La contrarietà dei militari alla guerra con Juba è legata anche alla profonda crisi economica e sociale del Sudan: il deficit di bilancio è a livelli elevatissimi e la secessione di luglio ha privato Khartoum di oltre l’80% dei giacimenti petroliferi. Il Paese, inoltre, è attraversato da una diffusa carestia che ha dimezzato il raccolto di cereali e portato decine di migliaia di persone alla fame e alla morte, il tutto mentre le truppe governative reprimono le rivolte nel sangue e i gruppi islamistiagiscono attivamente a sostegno del Presidente.

Omar al-Bashir, presidente del Sudan (a destra) e Salva Kiir, capo di Stato del Sudan del Sud (a sinistra). | © Yasuyoshi Chiba/AFP/Getty Images

Da un punto di vista internazionale, la Cina, in questo periodo, sta allentando i rapporti con Bashir in seguito all’incapacità di Khartoum di proteggere, anche fisicamente, gli interessi della Repubblica Popolare: i vari rapimenti di cittadini cinesi, insieme con la perdita da parte del Nord di molti siti estrattivi, spingono Pechino a una maggiore oculatezza nella gestione delle relazioni.

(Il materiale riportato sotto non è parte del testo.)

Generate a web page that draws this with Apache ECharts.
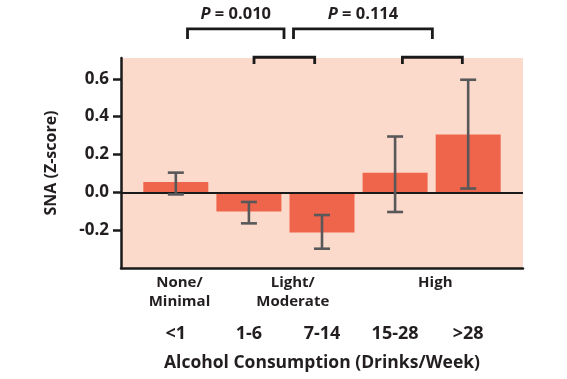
<!DOCTYPE html>
<html>
<head>
<meta charset="utf-8">
<script src="https://cdn.jsdelivr.net/npm/echarts@6/dist/echarts.min.js"></script>
<style>
html,body{margin:0;padding:0;background:#fff;}
#c{width:567px;height:379px;}
</style>
</head>
<body>
<div id="c"></div>
<script>
// ---- data ----
const categories = ['<1', '1-6', '7-14', '15-28', '>28'];
const groupLabels = ['None/\nMinimal', 'Light/\nModerate', 'High'];
const groupPositions = [0.05, 1.6, 3.55];
const snaValues = [0.055, -0.102, -0.213, 0.104, 0.306];
const ciLow = [-0.011, -0.164, -0.298, -0.104, 0.02];
const ciHigh = [0.104, -0.051, -0.12, 0.295, 0.595];
const yTickValues = [-0.2, 0, 0.2, 0.4, 0.6];
// comparison brackets (x in category index units, y in Z-score units)
const bracketStart = [0.16, 1.61, 1.07, 3.10];
const bracketEnd = [1.48, 3.51, 1.90, 3.92];
const bracketLevel = [0.864, 0.864, 0.714, 0.714];
const bracketLegEnd = [0.81, 0.81, 0.678, 0.678];
const pLabels = ['P = 0.010', 'P = 0.114'];
const pLabelLevel = 0.943;

const FONT = '"Open Sans", "Liberation Sans", sans-serif';
const TXT = '#231f20';

const chart = echarts.init(document.getElementById('c'), null, {renderer: 'canvas'});

const barData = categories.map((c, i) => [i, snaValues[i]]);
const errData = categories.map((c, i) => [i, ciLow[i], ciHigh[i]]);
const bracketData = bracketStart.map((s, i) => [s, bracketEnd[i], bracketLevel[i], bracketLegEnd[i], i < pLabels.length ? i : -1]);

const option = {
  animation: false,
  grid: {
    left: 121, right: 44, top: 58, bottom: 111,
    show: true, backgroundColor: '#fcdacb', borderWidth: 0
  },
  xAxis: [
    {
      type: 'value', min: -0.75, max: 4.75, position: 'bottom',
      axisLine: {show: true, onZero: false, lineStyle: {color: '#1a1a1a', width: 2.5}},
      axisTick: {show: false},
      splitLine: {show: false},
      axisLabel: {
        customValues: [0, 1, 2, 3, 4],
        formatter: v => categories[Math.round(v)],
        margin: 57, fontSize: 18, fontWeight: 700, fontFamily: FONT, color: TXT
      },
      name: 'Alcohol Consumption (Drinks/Week)',
      nameLocation: 'middle', nameGap: 86,
      nameTextStyle: {fontSize: 17.5, fontWeight: 700, fontFamily: FONT, color: TXT}
    },
    {
      type: 'value', min: -0.75, max: 4.75, position: 'bottom', offset: 0,
      axisLine: {show: false}, axisTick: {show: false}, splitLine: {show: false},
      axisLabel: {
        customValues: groupPositions,
        formatter: v => groupLabels[groupPositions.indexOf(v)],
        margin: 5, fontSize: 15, lineHeight: 19, fontWeight: 700, fontFamily: FONT, color: TXT
      }
    }
  ],
  yAxis: {
    type: 'value', min: -0.4, max: 0.71,
    axisLine: {show: true, onZero: false, lineStyle: {color: '#1a1a1a', width: 2.5}},
    axisTick: {show: true, customValues: yTickValues, length: 8, lineStyle: {color: '#1a1a1a', width: 2.5}},
    splitLine: {show: false},
    axisLabel: {
      customValues: yTickValues,
      formatter: v => v.toFixed(1),
      margin: 12, fontSize: 17, fontWeight: 700, fontFamily: FONT, color: TXT
    },
    name: 'SNA (Z-score)', nameLocation: 'middle', nameGap: 62,
    nameTextStyle: {fontSize: 16, fontWeight: 700, fontFamily: FONT, color: TXT}
  },
  series: [
    {
      type: 'bar', xAxisIndex: 0, data: barData, barWidth: 65,
      itemStyle: {color: '#ef654b'},
      markLine: {
        silent: true, symbol: 'none', label: {show: false},
        lineStyle: {color: '#1a1a1a', width: 2.2, type: 'solid'},
        data: [{yAxis: 0}]
      },
      z: 2
    },
    {
      type: 'custom', xAxisIndex: 0, data: errData, z: 5,
      renderItem: (params, api) => {
        const x = api.value(0);
        const lo = api.coord([x, api.value(1)]);
        const hi = api.coord([x, api.value(2)]);
        const hw = 8;
        const st = {stroke: '#58585a', lineWidth: 2.6, fill: null};
        return {type: 'group', children: [
          {type: 'line', shape: {x1: lo[0], y1: lo[1], x2: hi[0], y2: hi[1]}, style: st},
          {type: 'line', shape: {x1: lo[0] - hw, y1: lo[1], x2: lo[0] + hw, y2: lo[1]}, style: st},
          {type: 'line', shape: {x1: hi[0] - hw, y1: hi[1], x2: hi[0] + hw, y2: hi[1]}, style: st}
        ]};
      }
    },
    {
      type: 'custom', xAxisIndex: 0, data: bracketData, clip: false, z: 6,
      renderItem: (params, api) => {
        const a = api.coord([api.value(0), api.value(2)]);
        const b = api.coord([api.value(1), api.value(2)]);
        const legY = api.coord([api.value(0), api.value(3)])[1];
        const children = [{
          type: 'polyline',
          shape: {points: [[a[0], legY], [a[0], a[1]], [b[0], b[1]], [b[0], legY]]},
          style: {stroke: '#1a1a1a', lineWidth: 2.8, fill: null}
        }];
        const li = api.value(4);
        if (li >= 0) {
          const t = api.coord([(api.value(0) + api.value(1)) / 2, pLabelLevel]);
          const s = pLabels[li];
          children.push({
            type: 'text', x: t[0], y: t[1],
            style: {
              text: '{i|P}' + s.slice(1),
              align: 'center', verticalAlign: 'middle',
              fontSize: 16.5, fontWeight: 700, fontFamily: FONT, fill: TXT,
              rich: {i: {fontStyle: 'italic', fontSize: 16.5, fontWeight: 700, fontFamily: FONT, color: TXT}}
            }
          });
        }
        return {type: 'group', children};
      }
    }
  ]
};
chart.setOption(option);
</script>
</body>
</html>
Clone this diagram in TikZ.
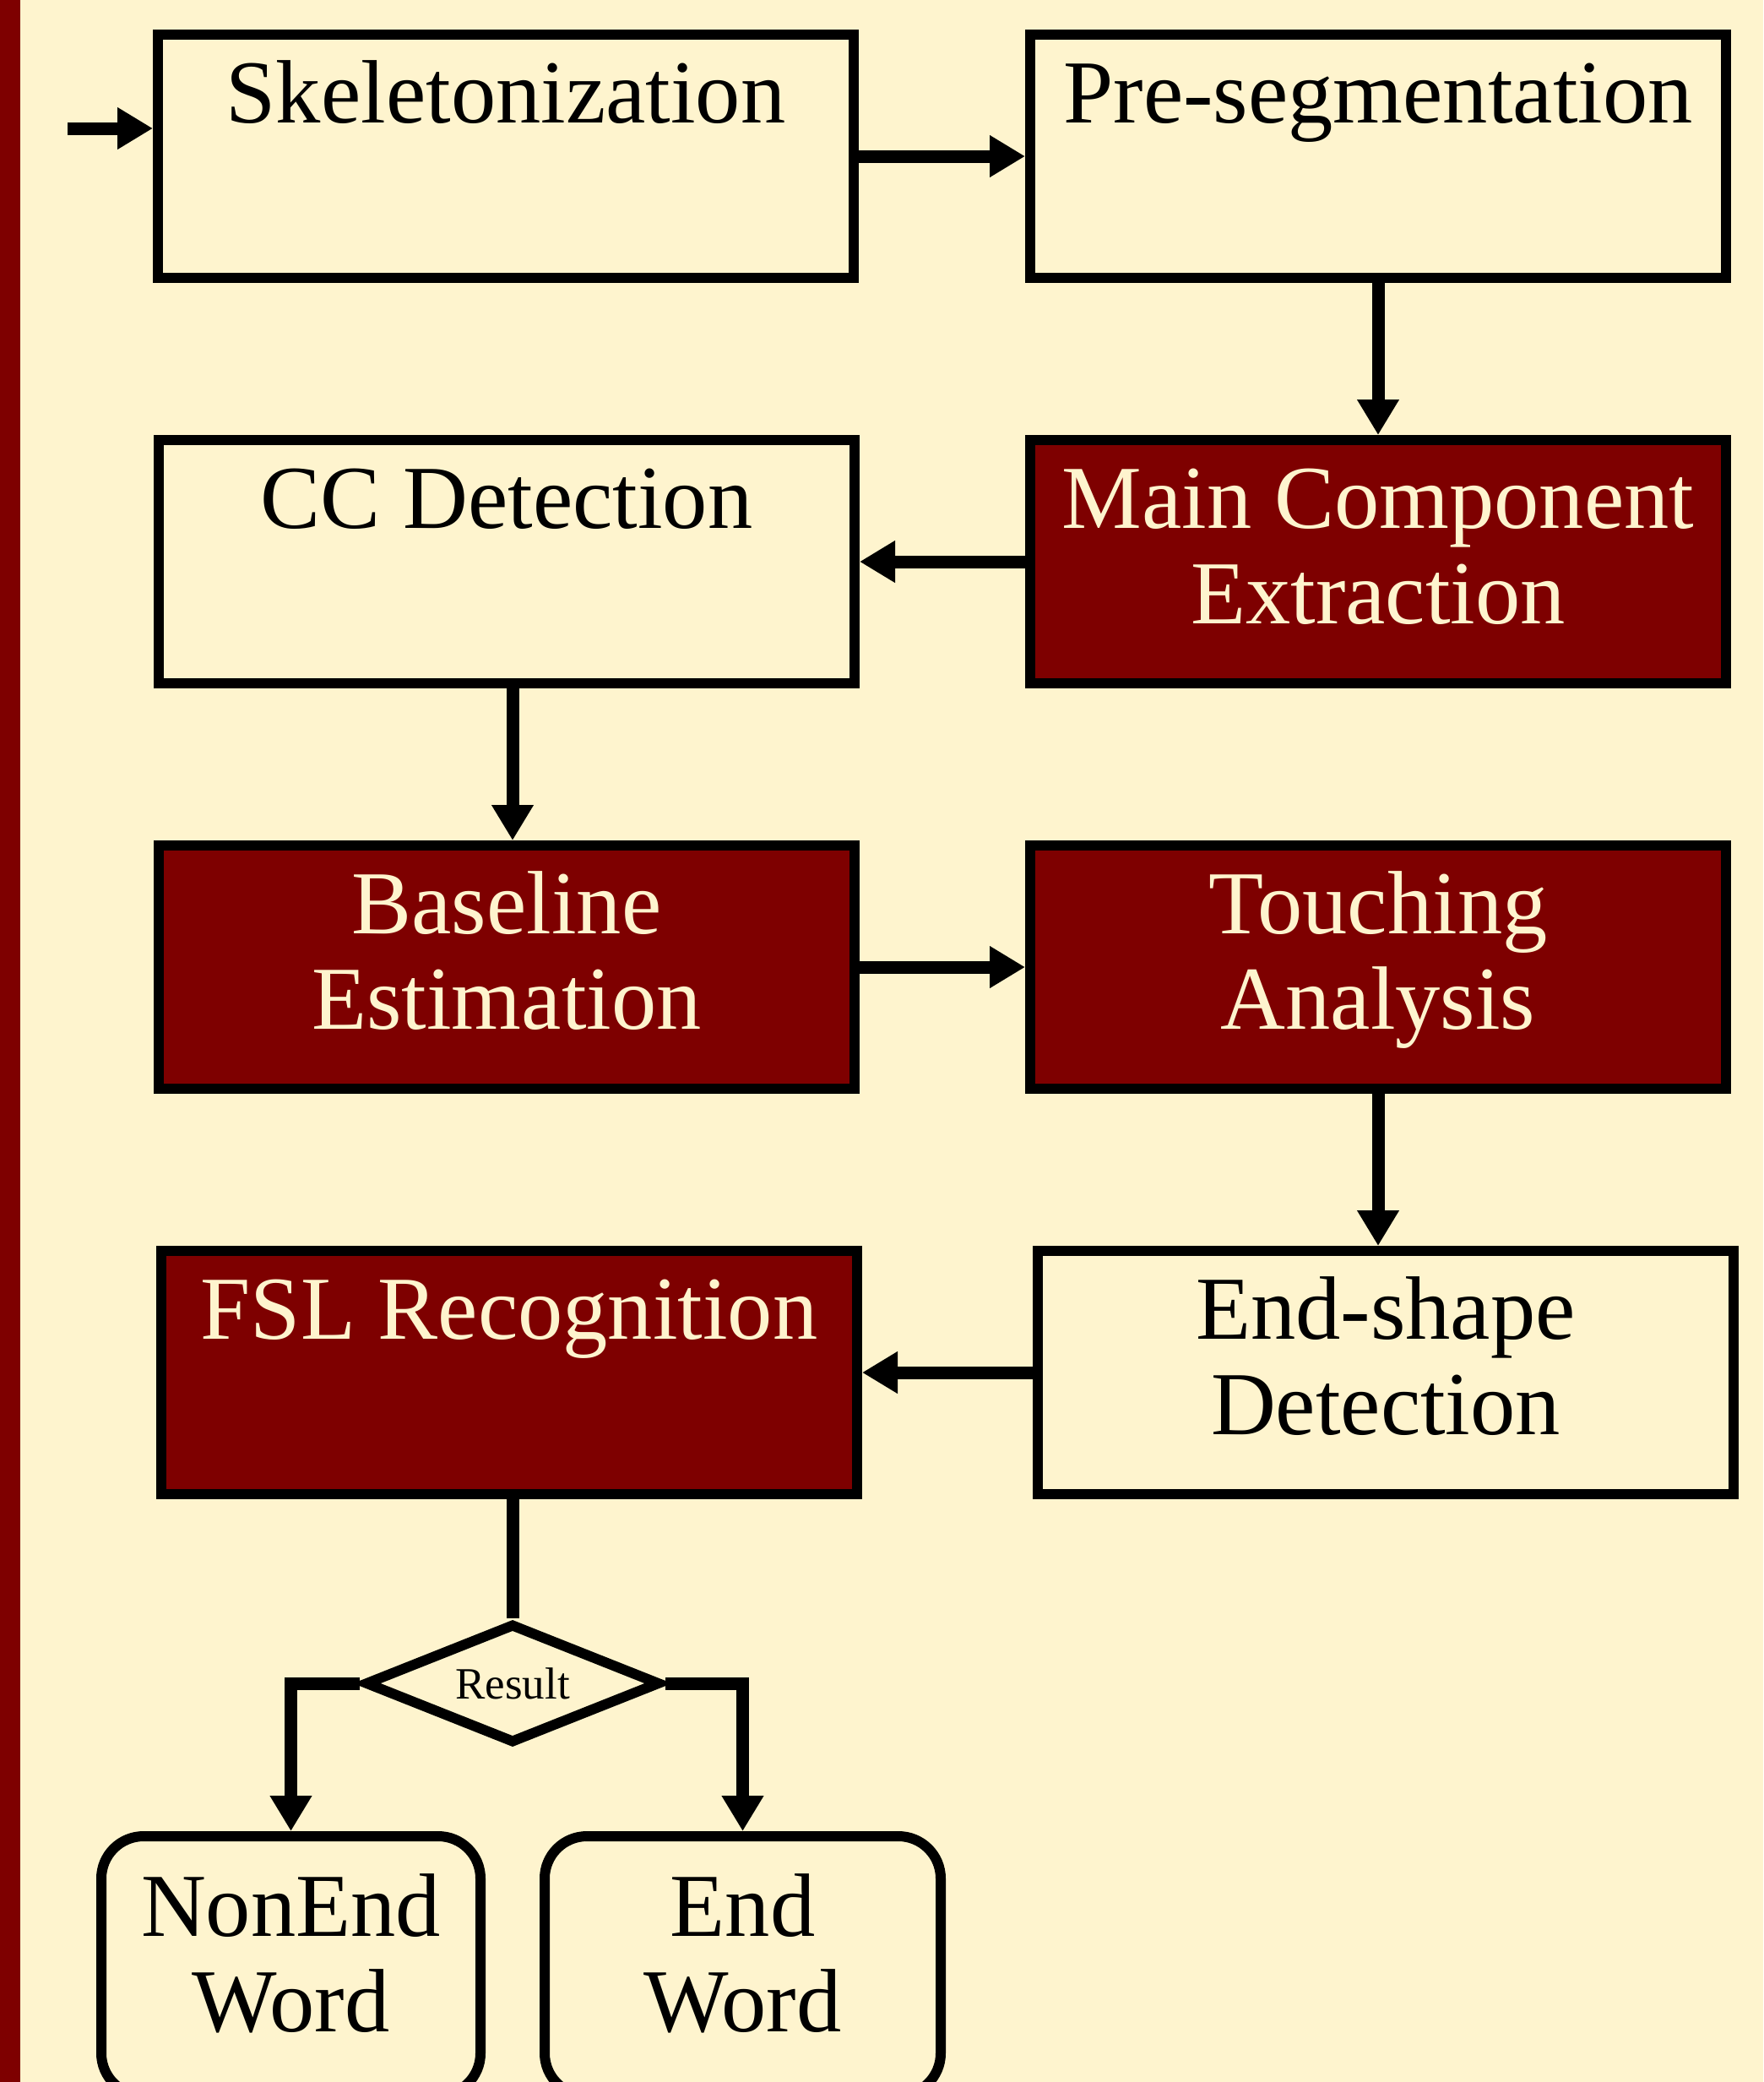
\documentclass[tikz,border=0pt]{standalone}
\usepackage{fontspec}
\setmainfont{Liberation Serif}
\usetikzlibrary{arrows.meta,shapes.geometric}
\definecolor{cream}{HTML}{FEF4CE}
\definecolor{maroon}{HTML}{7E0000}
\newcommand\stagetxt[1]{\parbox[c][288pt][t]{824pt}{\centering\fontsize{106.5}{113}\selectfont\rule{0pt}{104pt}#1}}
\newcommand\wordtxt[2]{\parbox[c][307pt][t]{#1}{\centering\fontsize{106.5}{113}\selectfont\rule{0pt}{118pt}#2}}
\tikzset{
  stage/.style={draw=black, line width=12pt, fill=cream, text=black, inner sep=0pt, rectangle},
  darkstage/.style={stage, fill=maroon, text=cream},
  wordbox/.style={draw=black, line width=12pt, fill=cream, text=black, inner sep=0pt, rounded corners=50pt},
  decide/.style={diamond, draw=black, line width=12pt, fill=cream, inner sep=0pt, aspect=2.5,
    minimum width=350pt, minimum height=142pt, font=\fontsize{53}{60}\selectfont},
  conn/.style={line width=15pt, -{Triangle[length=42pt,width=47pt]}},
  plainconn/.style={line width=15pt},
}
\begin{document}
\begin{tikzpicture}[x=1pt,y=-1pt]
\clip (0,0) rectangle (2088,2465);
\fill[cream] (0,0) rectangle (2088,2465);
\fill[maroon] (0,0) rectangle (24,2465);

\node[stage] (skel) at (599,185) {\stagetxt{Skeletonization}};
\node[stage] (pre) at (1632,185) {\stagetxt{Pre-segmentation}};
\node[stage] (cc) at (600,665) {\stagetxt{CC Detection}};
\node[darkstage] (main) at (1632,665) {\stagetxt{Main Component\\Extraction}};
\node[darkstage] (base) at (600,1145) {\stagetxt{Baseline\\Estimation}};
\node[darkstage] (touch) at (1632,1145) {\stagetxt{Touching\\Analysis}};
\node[darkstage] (fsl) at (603,1625) {\stagetxt{FSL Recognition}};
\node[stage] (endshape) at (1641,1625) {\stagetxt{End-shape\\Detection}};

\node[decide] (res) at (607,1993) {Result};

\node[wordbox] (nonend) at (344.5,2327.5) {\wordtxt{449pt}{NonEnd\\Word}};
\node[wordbox] (endword) at (879.5,2327.5) {\wordtxt{469pt}{End\\Word}};

\coordinate (in) at (80,152);
\draw[conn] (in) -- (in -| skel.west);
\draw[conn] (skel.east) -- (pre.west);
\draw[conn] (pre.south) -- (main.north);
\draw[conn] (main.west) -- (cc.east);
\draw[conn] ([xshift=7pt]cc.south) -- ([xshift=7pt]base.north);
\draw[conn] (base.east) -- (touch.west);
\draw[conn] (touch.south) -- (touch.south |- endshape.north);
\draw[conn] (endshape.west) -- (fsl.east);
\draw[plainconn] (fsl.south -| res.north) -- (res.north);
\draw[conn] (res.west) -| (nonend.north);
\draw[conn] (res.east) -| (endword.north);
\end{tikzpicture}
\end{document}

Gli USA, da parte loro, sembrano intenzionati, invece, a prestarsi a una mediazione tra Nord e Sud qualora la situazione degenerasse. Obama è intervenuto affinché Juba interrompesse il sostegno ai ribelli del Nord, reagendo molto lentamente e senza atti rilevanti alla nuova crisi umanitaria del 2011, ma avviando subito i contatti con entrambi i Paesi non appena il Sudan del Sud ha bloccato novecento pozzi petroliferi in segno di protesta contro Bashir. Washington tenterà una conciliazione mettendo sul tavolo i due temi più spinosi, ossia petrolio e spartizione dei debiti: qualora, tuttavia, non si riuscisse a evitare il conflitto, con ampia probabilità gli Stati Uniti interverranno a fianco del Sud, magari, considerata la volontà di Juba di non avere truppe straniere sul proprio territorio, operando con aviazione e forze speciali.